High-Angle Paddle Sizing

  Over 26" Under 26"
Under 5'1" tall
200cm 220cm
5'1" to 5'4" tall
205cm 220cm
5'4" to 6' tall 210cm 220cm
Over 6' tall
220cm 230cm

REI also carries a few shorter kayak paddles designed for kids.

Blade Materials

It's true that the lighter the weight, the easier the paddling. However, the best paddles offer a balance of light weight and strength. Weight is most relevant for touring paddles, especially on long trips; strength is key for whitewater paddles (whitewater gear is not generally carried by REI).

Fiberglass

In the middle of the price range, these are popular for touring and recreational use, and for good reason. They are relatively light weight and offer excellent durability. Plus, they come in a wide range of colors.

Carbon Fiber

With its light weight and distinctive look, carbon fiber is the high-performance choice. It costs more, but if you're headed out on a multiday trip you will appreciate the reduced weight over thousands of paddle strokes. 

Nylon/Aluminum/Plastic

These paddles are affordable, durable and require minimal care. They make great spare paddles and can be a good choice for beginners or recreational kayakers. Downsides: They are relatively heavy, and aluminum can feel cold in cool weather. 

Blade Design

Feathering

Blades are either feathered or nonfeathered. Nonfeathered blades are positioned in line with each other. Feathered blades are not on the same plane; they are offset at an angle to each other.

The main benefits of feathering is that it reduces wind resistance and wrist fatigue. As one blade strokes through the water, the other slices through the air. Typical feathered blade angles vary from 30° to 45°. Smaller angles are easier on the wrists; larger angles offer greater efficiency when paddling.

Blades are feathered in such a way that one hand always maintains control of the paddle. This "control hand" rotates the shaft with each stroke so the blades enter the water at the most efficient angle. Most whitewater paddles are controlled with the right hand. Most touring paddles have take-apart shafts that let you change the feather angle and the control hand. The control hand is a matter of personal preference, and is not necessarily determined by whether you are right- or left-handed.

Blade Shape

Most paddle blades these days feature a asymmetrical dihedral shape

Unlike older symmetrical blades, asymmetrical designs are relatively narrow and tolerate a more horizontal stroke, which requires less energy on your part. The dihedral shape creates a built-in angle, similar to an airplane wing. This allows water to flow smoothly and evenly over both halves of the blade.

Shafts

Most kayak paddles have simple straight shafts.
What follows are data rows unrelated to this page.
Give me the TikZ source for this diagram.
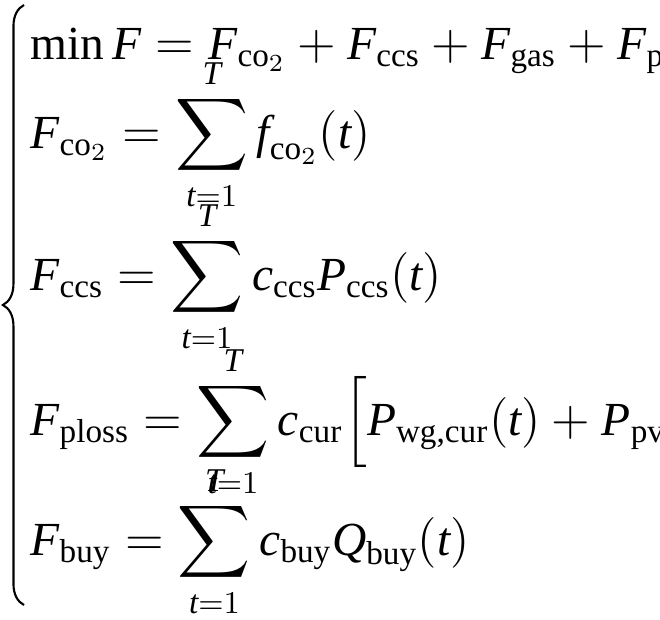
\documentclass[tikz,border=0pt]{standalone}
\usepackage{amsmath}
\usepackage{fontspec}
\setmainfont{Liberation Serif}
\usetikzlibrary{decorations.pathreplacing}
\tikzset{eqline/.style={anchor=base west, inner sep=0pt, font=\fontsize{13.5}{16}\selectfont}}
\newcommand{\rmsub}[1]{_{\text{\upshape #1}}}
\newcommand{\iv}[1]{\text{\itshape #1}}
\begin{document}
\begin{tikzpicture}[x=0.1cm,y=-0.1cm]
\useasboundingbox (0,0) rectangle (66,62);
\node[eqline] (objective) at (3,5.9) {$\text{min}\,\iv{F} = \iv{F}\rmsub{co$_2$}+\iv{F}\rmsub{ccs}+\iv{F}\rmsub{gas}+\iv{F}\rmsub{ploss}$};
\node[eqline] (co2) at (3,14.8) {$\displaystyle \iv{F}\rmsub{co$_2$}=\sum_{\iv{t}=1}^{\iv{T}} \iv{f}\rmsub{co$_2$}(\iv{t})$};
\node[eqline] (ccs) at (3,29.0) {$\displaystyle \iv{F}\rmsub{ccs}=\sum_{\iv{t}=1}^{\iv{T}} \iv{c}\rmsub{ccs}\iv{P}\rmsub{ccs}(\iv{t})$};
\node[eqline] (ploss) at (3,43.5) {$\displaystyle \iv{F}\rmsub{ploss}=\sum_{\iv{t}=1}^{\iv{T}} \iv{c}\rmsub{cur}\Big[\iv{P}\rmsub{wg,cur}(\iv{t})+\iv{P}\rmsub{pv,cur}(\iv{t})\Big]$};
\node[eqline] (buy) at (3,55.5) {$\displaystyle \iv{F}\rmsub{buy}=\sum_{\iv{t}=1}^{\iv{T}} \iv{c}\rmsub{buy}\iv{Q}\rmsub{buy}(\iv{t})$};
\draw[decoration={brace,amplitude=6pt},decorate,line width=0.6pt] (2.4,60.5) -- (2.4,0.5);
\end{tikzpicture}
\end{document}
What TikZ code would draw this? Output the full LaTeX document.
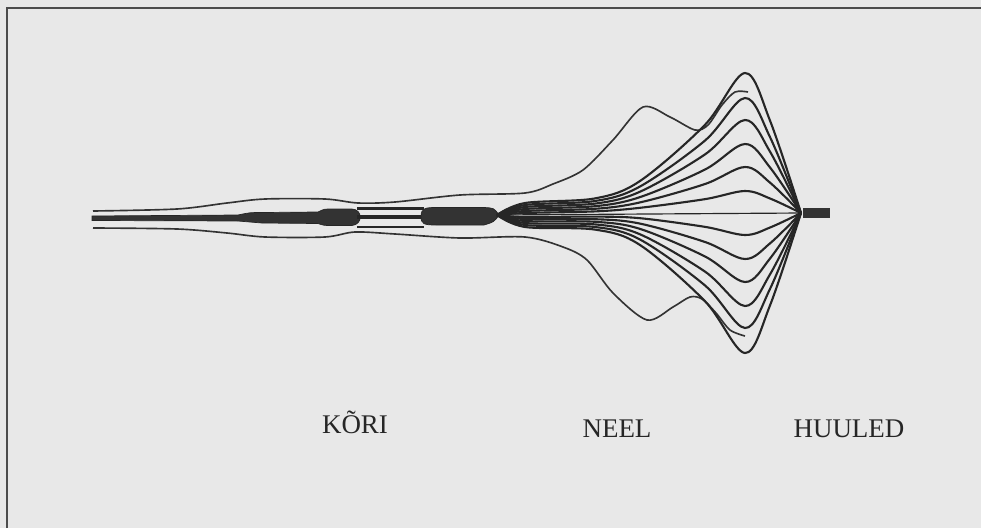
\documentclass[tikz,border=0pt]{standalone}
\usepackage{fontspec}
\setmainfont{Liberation Serif}
\begin{document}
\begin{tikzpicture}[x=0.03cm, y=-0.03cm,
    wave/.style={black!85, line width=1.8pt, line join=round},
    contour/.style={black!80, line width=1.4pt},
    tube/.style={fill=black!80, draw=black!85, line width=0.6pt},
    label/.style={anchor=base, text=black!85, font=\fontsize{23}{27}\selectfont}]
        % 1. Paper and frame
        \fill[black!9] (0,0) rectangle (981,528);
        \useasboundingbox (0,0) rectangle (981,528);
        \draw[black!70, line width=2pt] (7,528) -- (7,8) -- (981,8);
        
        % 2. Larynx tube with the two thick parts
        \fill[tube] (92,216) -- (238,215) .. controls (250,212.5) .. (262,212.5)
            -- (318,212) .. controls (324,209) .. (332,209) -- (352,209)
            .. controls (363,209.5) and (363,224.5) .. (352,225.5) -- (332,225.5)
            .. controls (324,225.5) .. (318,223.5) -- (262,223)
            .. controls (250,222.5) .. (238,221) -- (92,220.5) -- cycle;
        \draw[black!85, line width=2pt] (357,208.5) -- (424,208.5);
        \draw[black!85, line width=3pt] (357,217) -- (424,217);
        \draw[black!85, line width=2pt] (357,227) -- (424,227);
        \fill[tube] (421,216.5) .. controls (421,208) and (426,207.5) .. (436,207.5)
            -- (484,207.5) .. controls (494,208) .. (499,215)
            .. controls (494,222) .. (484,225) -- (436,225)
            .. controls (424,225) and (421,224) .. cycle;
        
        % 3. Outer contour of the tract
        \draw[contour] plot[smooth, tension=0.5] coordinates {(93,211) (177,209) (227,203)
            (265,199) (325,199) (358,203) (395,202) (460,195) (525,193) (553,184) (583,170)
            (613,140) (643,107) (670,117) (695,130) (708,125) (722,105) (735,92) (748,92)};
        \draw[contour] plot[smooth, tension=0.5] coordinates {(93,228) (177,229) (227,233)
            (265,237) (325,237) (355,232) (395,234) (460,238) (525,237) (563,247) (587,260)
            (613,293) (647,320) (673,307) (690,297) (702,299) (716,313) (730,330) (745,336)};
        
        % 4. Pharynx lines fanning out to the lips
        \draw[wave, line width=1pt] (497,215) -- (801,213);
        \foreach \k/\A in {1/22, 2/46, 3/69, 4/93, 5/115, 6/140} {
            \foreach \s in {1,-1} {
                \draw[wave] plot[smooth, tension=0.55] coordinates {(497,215)
                    (525,{215-(\s)*2*\k}) (595,{214-(\s)*2.6*\k})
                    (640,{213-(\s)*(3*\k+0.1*\A)}) (705,{213-(\s)*0.63*\A})
                    (745,{213-(\s)*\A}) (770,{213-(\s)*0.66*\A}) (801,213)};
            }
        }
        \fill[black!80] (803,208) rectangle (830,218);
        
        % 5. Labels
        \node[label] (kori) at (355,433) {KÕRI};
        \node[label] (neel) at (617,437) {NEEL};
        \node[label] (huuled) at (849,437) {HUULED};
    \end{tikzpicture}
\end{document}
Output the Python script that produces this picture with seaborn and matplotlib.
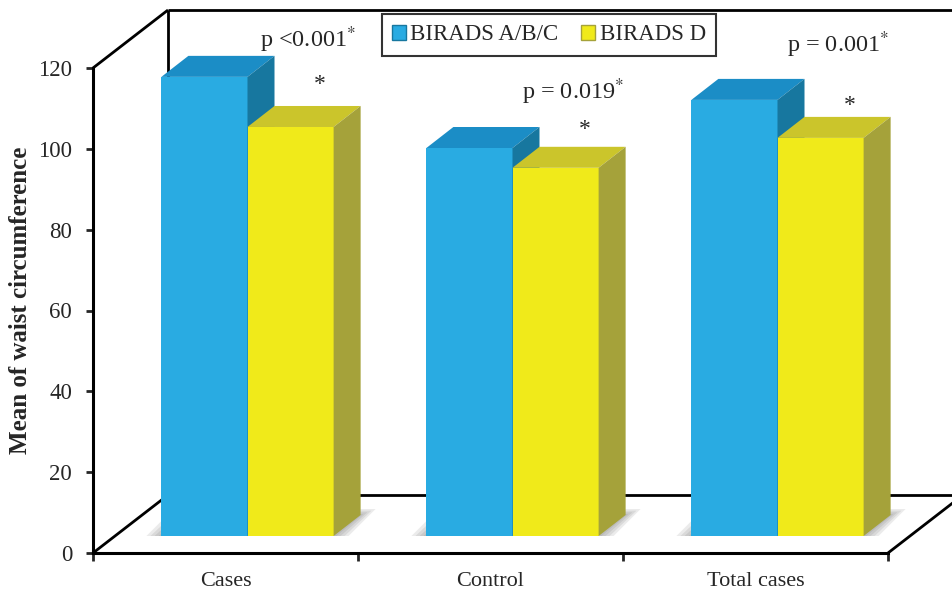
import numpy as np
import pandas as pd
import seaborn as sns
import matplotlib.pyplot as plt
from matplotlib.patches import Polygon, Patch
from matplotlib.transforms import ScaledTranslation

# data
groups = ["Cases", "Control", "Total cases"]
series = ["BIRADS A/B/C", "BIRADS D"]
birads_abc = [113.6, 96.0, 107.9]
birads_d = [101.2, 91.1, 98.5]
p_labels = ["p <0.001$^{*}$", "p = 0.019$^{*}$", "p = 0.001$^{*}$"]
p_pos_y = [126.9, 114.1, 125.7]
star_pos_y = [115.8, 104.7, 110.8]

front_cols = ["#29abe2", "#f0ea1a"]
top_cols = ["#1b8dc6", "#cbc52b"]
side_cols = ["#17779f", "#a5a23a"]

df = pd.DataFrame({
    "group": groups * 2,
    "series": [series[0]] * 3 + [series[1]] * 3,
    "value": birads_abc + birads_d,
})

sns.set_style("white")
plt.rcParams["font.family"] = ["Liberation Serif", "DejaVu Serif"]
plt.rcParams["mathtext.fontset"] = "stix"

fig = plt.figure(figsize=(9.52, 5.92), dpi=100)
ax = fig.add_axes([93 / 952, 39 / 592, 795 / 952, 485 / 592])
sns.barplot(data=df, x="group", y="value", hue="series", palette=front_cols,
            width=0.65, saturation=1, linewidth=0, errorbar=None,
            legend=False, ax=ax)
ax.set_xlim(-0.5, 2.5)
ax.set_ylim(0, 120)

# pixel -> data scale
p0, p1 = ax.transData.transform([(0, 0), (1, 1)])
sx, sy = p1 - p0

# 3D look: bars sit a bit back on the floor, with top and side faces
shift = ScaledTranslation(0.22, 0.17, fig.dpi_scale_trans)
ddx, ddy = 27 / sx, 21 / sy
for i, cont in enumerate(ax.containers):
    for bar in cont:
        x0, w, h = bar.get_x(), bar.get_width(), bar.get_height()
        bar.set_transform(ax.transData + shift)
        bar.set_clip_on(False)
        bar.set_zorder(2 + i)
        topf = Polygon([(x0, h), (x0 + w, h), (x0 + w + ddx, h + ddy), (x0 + ddx, h + ddy)],
                       closed=True, facecolor=top_cols[i], edgecolor="none",
                       transform=ax.transData + shift, clip_on=False, zorder=2 + i)
        sidef = Polygon([(x0 + w, 0), (x0 + w, h), (x0 + w + ddx, h + ddy), (x0 + w + ddx, ddy)],
                        closed=True, facecolor=side_cols[i], edgecolor="none",
                        transform=ax.transData + shift, clip_on=False, zorder=2 + i)
        ax.add_patch(topf)
        ax.add_patch(sidef)

# soft shadow on the floor around each pair of bars
for b_blue, b_yel in zip(ax.containers[0], ax.containers[1]):
    xl = b_blue.get_x()
    xr = b_yel.get_x() + b_yel.get_width()
    for e in [3, 7, 11, 15]:
        ex, ey = e / sx, e * 0.4 / sy
        sh = Polygon([(xl - ex, 0), (xr + ex, 0), (xr + ddx + ex, ddy + ey), (xl + ddx - ex, ddy + ey)],
                     closed=True, facecolor="#444444", edgecolor="none", alpha=0.1,
                     transform=ax.transData + shift, clip_on=False, zorder=1.5)
        ax.add_patch(sh)

# wall and floor outline
Dx, Dy = 75 / sx, 58 / sy
lk = dict(color="black", lw=2, clip_on=False, zorder=1, solid_capstyle="butt")
ax.plot([-0.5, -0.5 + Dx], [0, Dy], **lk)
ax.plot([-0.5 + Dx, 3.0 + Dx], [Dy, Dy], **lk)
ax.plot([2.5, 2.5 + Dx], [0, Dy], **lk)
ax.plot([-0.5, -0.5 + Dx], [120, 120 + Dy], **lk)
ax.plot([-0.5 + Dx, -0.5 + Dx], [Dy, 120 + Dy], **lk)
ax.plot([-0.5 + Dx, 3.0 + Dx], [120 + Dy, 120 + Dy], **lk)

# axes styling
sns.despine(ax=ax)
for s in ["left", "bottom"]:
    ax.spines[s].set_linewidth(2.2)
    ax.spines[s].set_color("black")
ax.set_yticks(range(0, 121, 20))
ax.tick_params(axis="y", direction="out", length=5, width=2, labelsize=16.5, pad=10, left=True)
ax.set_xticks([0, 1, 2])
ax.set_xticklabels(groups)
ax.set_xticks([-0.5, 0.5, 1.5, 2.5], minor=True)
ax.tick_params(axis="x", which="major", length=0, labelsize=16, pad=14)
ax.tick_params(axis="x", which="minor", direction="out", length=6, width=2, bottom=True)
ax.set_xlabel("")
ax.set_ylabel("Mean of waist circumference", fontsize=18, fontweight="bold")
ax.yaxis.set_label_coords(-0.077, 0.52)

# p values and stars
for i in range(3):
    ax.text(i + 0.31, p_pos_y[i], p_labels[i], ha="center", va="center", fontsize=17.5, clip_on=False)
    ax.text(i + 0.357, star_pos_y[i], "*", ha="center", va="center", fontsize=17, clip_on=False)

handles = [Patch(facecolor=front_cols[k], edgecolor=side_cols[k], lw=1) for k in range(2)]
leg = fig.legend(handles, series, loc="center", bbox_to_anchor=(549 / 952, 1 - 35 / 592),
                 ncol=2, fontsize=16.5, frameon=True, fancybox=False, edgecolor="black",
                 handlelength=0.6, handleheight=0.6, handletextpad=0.2,
                 columnspacing=1.0, borderpad=0.45)
leg.get_frame().set_linewidth(1.5)

fig.savefig("out.png", dpi=100)
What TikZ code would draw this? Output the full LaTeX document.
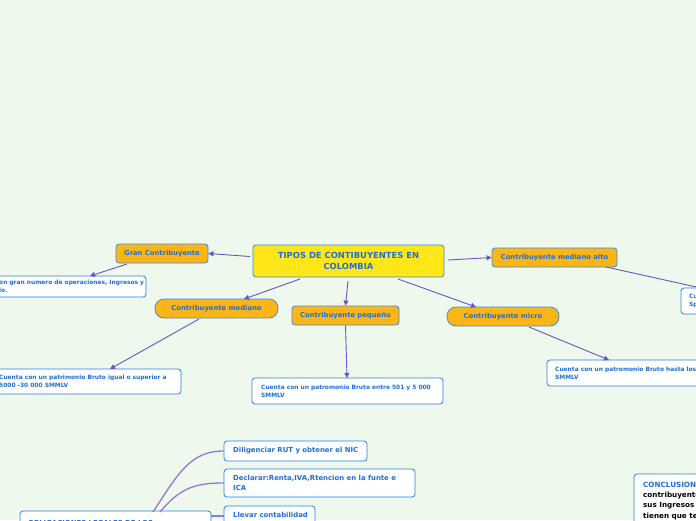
\documentclass[tikz,border=0pt]{standalone}
\usepackage{fontspec}
\setmainfont{DejaVu Sans}
\usetikzlibrary{arrows.meta}
\definecolor{bg}{HTML}{EFF8EC}
\definecolor{txtblue}{HTML}{1F6FD6}
\definecolor{bordblue}{HTML}{3D8EE0}
\definecolor{leafblue}{HTML}{2A80E8}
\definecolor{topyel}{HTML}{FFE618}
\definecolor{orng}{HTML}{FBB516}
\definecolor{conn}{HTML}{6A55C8}
\definecolor{connlt}{HTML}{8F7BD6}
\tikzset{
  base/.style={font=\bfseries\fontsize{5.9}{7.6}\selectfont, text=txtblue, align=left, inner sep=0pt},
  topbox/.style={base, draw=bordblue, fill=topyel, rounded corners=3pt, line width=0.8pt,
     font=\bfseries\fontsize{8.4}{10.8}\selectfont, align=center, minimum width=191pt, minimum height=32pt},
  catbox/.style={base, draw=bordblue, fill=orng, rounded corners=3pt, line width=0.8pt,
     font=\bfseries\fontsize{6.8}{8}\selectfont, align=center, minimum height=19pt},
  pillbox/.style={catbox, rounded corners=9pt},
  leafbox/.style={draw=leafblue, fill=white, rounded corners=3pt, line width=0.8pt, inner sep=0pt},
  leaftxt/.style={base, anchor=west},
  bigtxt/.style={base, anchor=west, font=\bfseries\fontsize{6.9}{10}\selectfont},
  arr/.style={draw=conn, line width=0.9pt, -{Triangle[length=5pt,width=5pt]}},
  curv/.style={draw=connlt, line width=1.3pt}
}
\begin{document}
\begin{tikzpicture}[x=1pt,y=-1pt]
\fill[bg] (0,0) rectangle (696,520);
\useasboundingbox (0,0) rectangle (696,520);
\clip (0,0) rectangle (696,520);

% main and categories
\node[topbox] (main) at (348.5,261) {TIPOS DE CONTIBUYENTES EN\\COLOMBIA};
\node[catbox, minimum width=92pt] (gran) at (162,253.5) {Gran Contribuyente};
\node[catbox, minimum width=125pt] (malto) at (554.5,257.5) {Contribuyente mediano alto};
\node[pillbox, minimum width=123pt] (mediano) at (216.5,308.5) {Contribuyente mediano};
\node[catbox, minimum width=107pt] (pequeno) at (345.5,315.5) {Contribuyente pequeño};
\node[pillbox, minimum width=112pt] (micro) at (503,316.5) {Contribuyente micro};

% leaves
\node[leafbox, minimum width=266pt, minimum height=21pt] (leaf1) at (13,286.5) {};
\node[leaftxt] (leaf1t) at (-1,286.5) {on gran numero de operaciones, Ingresos y\\lo.};

\node[leafbox, minimum width=300pt, minimum height=25pt] (leaf2) at (31,381.5) {};
\node[leaftxt] (leaf2t) at (-1,381.5) {Cuenta con un patrimonio Bruto igual o superior a\\5000 -30 000 SMMLV};

\node[leafbox, minimum width=191pt, minimum height=26pt] (leaf3) at (347.5,391) {};
\node[leaftxt] (leaf3t) at (261,391) {Cuenta con un patromonio Bruto entre 501 y 5 000\\SMMLV};

\node[leafbox, minimum width=220pt, minimum height=26pt] (leaf4) at (657,373) {};
\node[leaftxt] (leaf4t) at (555,373) {Cuenta con un patromonio Bruto hasta los\\SMMLV};

\node[leafbox, minimum width=80pt, minimum height=26pt] (leaf5) at (721,301) {};
\node[leaftxt] (leaf5t) at (689,301) {Cu\\Sp};

% conclusion
\node[leafbox, minimum width=126pt, minimum height=90pt] (concl) at (697,519) {};
\node[base, anchor=north west, font=\bfseries\fontsize{7.2}{10.2}\selectfont, text=black] (conclt) at (643,482) {\textcolor{txtblue}{CONCLUSION}\\contribuyentes\\sus Ingresos\\tienen que te\\lo};

% obligations
\node[leafbox, minimum width=191pt, minimum height=30pt] (oblig) at (115.5,526) {};
\node[bigtxt] (obligt) at (28,523) {OBLIGACIONES LEGALES DE LOS};
\node[leafbox, minimum width=143pt, minimum height=20pt] (dil) at (295.5,451) {};
\node[bigtxt] (dilt) at (233,451) {Diligenciar RUT y obtener el NIC};
\node[leafbox, minimum width=191pt, minimum height=28pt] (decl) at (319.5,483) {};
\node[bigtxt] (declt) at (233,483) {Declarar:Renta,IVA,Rtencion en la funte e\\ICA};
\node[leafbox, minimum width=91pt, minimum height=20pt] (llev) at (269.5,516) {};
\node[bigtxt] (llevt) at (233,514.5) {Llevar contabilidad};

% connectors
\coordinate (mG) at (250,256.5);
\coordinate (mA) at (448,260);
\coordinate (mM) at (300,279);
\coordinate (mP) at (348,281);
\coordinate (mC) at (398,279);
\draw[arr] (mG) -- (gran.east);
\draw[arr] (mA) -- (malto.west);
\draw[arr] (mM) -- (244,299);
\draw[arr] (mP) -- (pequeno.north);
\draw[arr] (mC) -- (476,307);

\coordinate (gS) at (127,264);
\coordinate (l1N) at (90,276);
\draw[arr] (gS) -- (l1N);
\coordinate (meS) at (199,319);
\coordinate (l2N) at (110,369);
\draw[arr] (meS) -- (l2N);
\coordinate (l3N) at (347,378);
\draw[arr] (pequeno.south) -- (l3N);
\coordinate (miS) at (529,327);
\coordinate (l4N) at (609,360);
\draw[arr] (miS) -- (l4N);
\coordinate (maS) at (606,267);
\coordinate (l5N) at (710,290);
\draw[arr] (maS) -- (l5N);

\coordinate (o1) at (153,512);
\coordinate (o2) at (160,512);
\draw[curv] (o1) .. controls (178,474) and (190,451) .. (dil.west);
\draw[curv] (o2) .. controls (180,488) and (195,483) .. (decl.west);
\draw[curv] (oblig.east |- llev.west) -- (llev.west);
\end{tikzpicture}
\end{document}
Bent-shaft paddles have a “kinked” section that positions hands at a more comfortable angle during the power portion of a stroke, which minimizes discomfort and fatigue—especially if you have joint or shoulder injuries.

Two-piece shafts break down for easy storage; 4-piece shafts break down even smaller making them a great choice for inflatables or as a backup paddle.

Small-diameter shafts offer a less fatiguing grip for women or any paddler with smaller hands.

Shafts come in 2 shapes: oval and round. Oval shafts offer a more comfortable grip than the traditional round shape. Some round shafts feature oval hand sections for a better grip. This is called oval indexing.

Carry a Spare

If your paddle breaks in the middle of a whitewater run, or if you lose it on the second day of a 4-day sea kayak trip, what will you do? Without a spare, you might literally find yourself up a creek without a paddle. A take-apart paddle makes an inexpensive spare that could save you serious time and grief should the unexpected happen. They are easy to stash and stand up to rigorous use.